> Source excerpt:

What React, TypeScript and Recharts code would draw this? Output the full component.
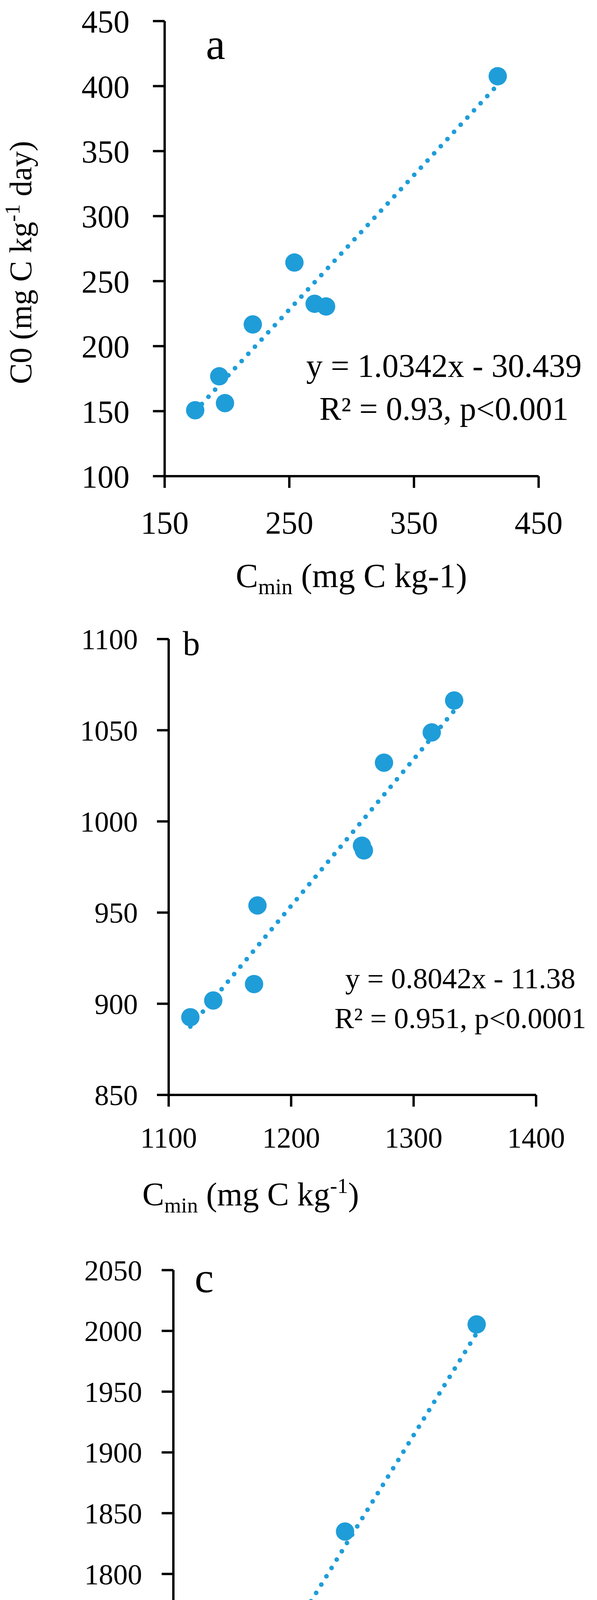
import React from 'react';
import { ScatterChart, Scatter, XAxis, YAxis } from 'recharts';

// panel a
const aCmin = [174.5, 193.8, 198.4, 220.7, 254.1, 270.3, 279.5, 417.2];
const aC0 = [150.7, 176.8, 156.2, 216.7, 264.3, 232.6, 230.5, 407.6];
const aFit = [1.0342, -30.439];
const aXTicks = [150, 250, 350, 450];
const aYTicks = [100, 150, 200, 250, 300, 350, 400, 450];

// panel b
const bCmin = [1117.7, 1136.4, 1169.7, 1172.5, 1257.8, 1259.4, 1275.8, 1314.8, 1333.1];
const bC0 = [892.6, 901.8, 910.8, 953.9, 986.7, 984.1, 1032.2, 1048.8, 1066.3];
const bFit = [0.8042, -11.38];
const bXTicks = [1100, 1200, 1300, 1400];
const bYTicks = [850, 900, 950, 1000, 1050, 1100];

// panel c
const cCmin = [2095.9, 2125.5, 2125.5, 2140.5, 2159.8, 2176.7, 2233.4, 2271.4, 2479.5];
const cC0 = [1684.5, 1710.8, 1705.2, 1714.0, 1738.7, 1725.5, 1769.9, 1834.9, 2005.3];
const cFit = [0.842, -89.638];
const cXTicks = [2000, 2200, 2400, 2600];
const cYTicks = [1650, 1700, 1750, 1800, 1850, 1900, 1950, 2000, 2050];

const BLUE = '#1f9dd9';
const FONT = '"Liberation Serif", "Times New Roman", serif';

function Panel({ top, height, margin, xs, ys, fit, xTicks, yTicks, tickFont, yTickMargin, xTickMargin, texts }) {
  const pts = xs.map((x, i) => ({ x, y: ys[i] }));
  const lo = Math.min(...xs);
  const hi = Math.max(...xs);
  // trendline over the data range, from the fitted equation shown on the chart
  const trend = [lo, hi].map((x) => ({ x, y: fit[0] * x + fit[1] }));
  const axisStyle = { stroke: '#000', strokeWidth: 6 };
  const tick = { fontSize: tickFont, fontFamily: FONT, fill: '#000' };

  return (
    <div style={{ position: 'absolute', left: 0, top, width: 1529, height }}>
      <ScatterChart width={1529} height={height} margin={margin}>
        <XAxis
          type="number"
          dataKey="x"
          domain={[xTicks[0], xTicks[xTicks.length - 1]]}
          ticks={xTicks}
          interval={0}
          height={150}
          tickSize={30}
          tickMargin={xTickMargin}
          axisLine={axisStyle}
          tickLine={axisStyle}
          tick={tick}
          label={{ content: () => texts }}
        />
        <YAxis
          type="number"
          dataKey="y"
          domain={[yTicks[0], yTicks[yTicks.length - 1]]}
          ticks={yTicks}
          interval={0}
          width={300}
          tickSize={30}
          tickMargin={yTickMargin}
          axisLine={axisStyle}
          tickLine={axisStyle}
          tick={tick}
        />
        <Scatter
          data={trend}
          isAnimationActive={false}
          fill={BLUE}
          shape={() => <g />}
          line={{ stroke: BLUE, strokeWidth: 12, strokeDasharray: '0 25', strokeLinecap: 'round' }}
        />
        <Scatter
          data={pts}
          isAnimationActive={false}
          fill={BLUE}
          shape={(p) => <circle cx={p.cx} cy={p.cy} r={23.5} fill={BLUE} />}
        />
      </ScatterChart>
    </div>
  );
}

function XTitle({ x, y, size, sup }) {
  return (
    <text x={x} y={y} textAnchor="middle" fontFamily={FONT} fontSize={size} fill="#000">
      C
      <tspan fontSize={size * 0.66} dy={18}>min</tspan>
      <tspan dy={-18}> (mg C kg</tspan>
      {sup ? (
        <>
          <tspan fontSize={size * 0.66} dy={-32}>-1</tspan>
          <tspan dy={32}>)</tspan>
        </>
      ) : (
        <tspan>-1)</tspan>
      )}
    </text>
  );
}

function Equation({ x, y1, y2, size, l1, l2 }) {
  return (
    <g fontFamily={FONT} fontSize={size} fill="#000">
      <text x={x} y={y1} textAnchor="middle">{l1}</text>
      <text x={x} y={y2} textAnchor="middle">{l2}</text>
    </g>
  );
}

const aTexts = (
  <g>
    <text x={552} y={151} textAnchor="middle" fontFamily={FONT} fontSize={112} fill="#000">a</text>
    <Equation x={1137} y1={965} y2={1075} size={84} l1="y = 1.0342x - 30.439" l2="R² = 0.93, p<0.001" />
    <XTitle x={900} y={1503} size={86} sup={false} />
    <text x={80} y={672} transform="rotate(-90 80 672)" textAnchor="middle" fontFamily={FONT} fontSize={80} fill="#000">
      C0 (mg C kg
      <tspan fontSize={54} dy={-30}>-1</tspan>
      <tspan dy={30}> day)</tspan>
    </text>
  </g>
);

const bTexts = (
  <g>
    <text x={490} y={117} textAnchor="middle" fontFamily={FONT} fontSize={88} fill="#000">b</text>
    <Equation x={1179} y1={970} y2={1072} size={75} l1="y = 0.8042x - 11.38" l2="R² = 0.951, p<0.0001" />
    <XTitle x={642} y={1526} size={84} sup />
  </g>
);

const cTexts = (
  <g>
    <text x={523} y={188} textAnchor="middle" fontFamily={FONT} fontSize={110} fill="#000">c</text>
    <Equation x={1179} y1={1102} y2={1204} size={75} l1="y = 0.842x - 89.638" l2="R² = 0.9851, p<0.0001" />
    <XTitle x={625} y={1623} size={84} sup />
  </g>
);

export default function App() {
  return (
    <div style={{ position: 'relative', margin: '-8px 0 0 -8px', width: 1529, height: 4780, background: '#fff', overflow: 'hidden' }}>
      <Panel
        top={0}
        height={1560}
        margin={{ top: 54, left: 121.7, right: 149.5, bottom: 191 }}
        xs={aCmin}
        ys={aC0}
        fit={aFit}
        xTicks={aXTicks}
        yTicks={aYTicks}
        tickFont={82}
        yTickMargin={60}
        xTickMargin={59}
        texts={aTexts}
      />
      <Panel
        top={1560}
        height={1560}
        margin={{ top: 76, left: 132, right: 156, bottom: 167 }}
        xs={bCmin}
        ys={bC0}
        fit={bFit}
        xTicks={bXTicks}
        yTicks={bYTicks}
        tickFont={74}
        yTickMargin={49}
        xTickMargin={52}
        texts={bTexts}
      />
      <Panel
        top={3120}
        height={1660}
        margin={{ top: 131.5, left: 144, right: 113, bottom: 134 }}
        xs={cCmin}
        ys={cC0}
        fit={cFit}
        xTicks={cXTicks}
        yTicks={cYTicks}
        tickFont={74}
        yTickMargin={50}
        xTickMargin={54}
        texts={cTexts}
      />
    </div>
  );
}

> Exercise: Skip every picture and return the lines above from the top through the one that contains "FONT, fill: '#000'".

> Solution to this exercise:
What React, TypeScript and Recharts code would draw this? Output the full component.
import React from 'react';
import { ScatterChart, Scatter, XAxis, YAxis } from 'recharts';

// panel a
const aCmin = [174.5, 193.8, 198.4, 220.7, 254.1, 270.3, 279.5, 417.2];
const aC0 = [150.7, 176.8, 156.2, 216.7, 264.3, 232.6, 230.5, 407.6];
const aFit = [1.0342, -30.439];
const aXTicks = [150, 250, 350, 450];
const aYTicks = [100, 150, 200, 250, 300, 350, 400, 450];

// panel b
const bCmin = [1117.7, 1136.4, 1169.7, 1172.5, 1257.8, 1259.4, 1275.8, 1314.8, 1333.1];
const bC0 = [892.6, 901.8, 910.8, 953.9, 986.7, 984.1, 1032.2, 1048.8, 1066.3];
const bFit = [0.8042, -11.38];
const bXTicks = [1100, 1200, 1300, 1400];
const bYTicks = [850, 900, 950, 1000, 1050, 1100];

// panel c
const cCmin = [2095.9, 2125.5, 2125.5, 2140.5, 2159.8, 2176.7, 2233.4, 2271.4, 2479.5];
const cC0 = [1684.5, 1710.8, 1705.2, 1714.0, 1738.7, 1725.5, 1769.9, 1834.9, 2005.3];
const cFit = [0.842, -89.638];
const cXTicks = [2000, 2200, 2400, 2600];
const cYTicks = [1650, 1700, 1750, 1800, 1850, 1900, 1950, 2000, 2050];

const BLUE = '#1f9dd9';
const FONT = '"Liberation Serif", "Times New Roman", serif';

function Panel({ top, height, margin, xs, ys, fit, xTicks, yTicks, tickFont, yTickMargin, xTickMargin, texts }) {
  const pts = xs.map((x, i) => ({ x, y: ys[i] }));
  const lo = Math.min(...xs);
  const hi = Math.max(...xs);
  // trendline over the data range, from the fitted equation shown on the chart
  const trend = [lo, hi].map((x) => ({ x, y: fit[0] * x + fit[1] }));
  const axisStyle = { stroke: '#000', strokeWidth: 6 };
  const tick = { fontSize: tickFont, fontFamily: FONT, fill: '#000' };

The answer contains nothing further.